If she was convicted, she would have been sentenced to one year behind bars, although that sentence probably would not have been carried out because she was a first-time offender. 

Her lawyers made sure to talk about her infamous family during the trial. Yet, after the trial, Kennedy's lawyers accused prosecutors of giving her special treatment because of her family name by refusing to drop the case. 

The district attorney's office denied the allegation, and Kennedy, who is a human rights activist, said she was not upset about going to trial. 

Kennedy's 85-year-old mother, Ethel, attended the whole trial, and almost a dozen other Kennedy family members also came by to show their support, including her brothers, sisters, sister-in-law and daughters. 

Tobe Berkovitz, a political media consultant and professor of advertising at Boston University, said, "The Kennedys saw this as a DA overreaching, making a big case out of a silly mistake. So they absolutely played every Camelot trump card they had in the deck. They had the family.

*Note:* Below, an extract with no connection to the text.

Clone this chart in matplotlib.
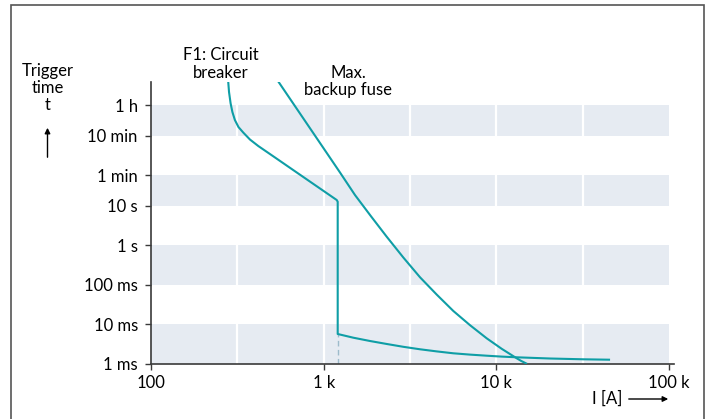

They had questions about her losing her father as a young girl."

He added, "When the legacy is being challenged, they all step up and fight."

The trail received so much media attention that it was moved from a small courtroom to the county courthouse in White Plains, N.Y. 

During the testimony, Kennedy said she did not have any memory of the ride on the highway. 

"If I realized I was impaired, I would have pulled over," she told the jury.

Prosecutors said she did not intentionally take the drug Zolpidem, but that she must have known she was impaired, and should have pulled the car over. 

The charge was a misdemeanor, which rarely goest to trial, but Kennedy would not settle the case and judges refused to dismiss it. 

Kennedy's lawyer, Gerald Lefcourt, told jurors that Kennedy was "not seeking advantage because of her family."

The district attorney's office in Westchester County disputed the suggestion that she received special treatment. 

"We prosecute 2,500 impaired driving cases annually in Westchester County," the office said in a statement. "This case was treated no differently from any of the others."

After the verdict, when Kennedy was asked if she was angry that the case went to trial, she said, "Anger is the last feeling I've got right now."

She also said that people need to look at the U.S. justice system and "make sure it really is just and everyone in our country has true access to justice."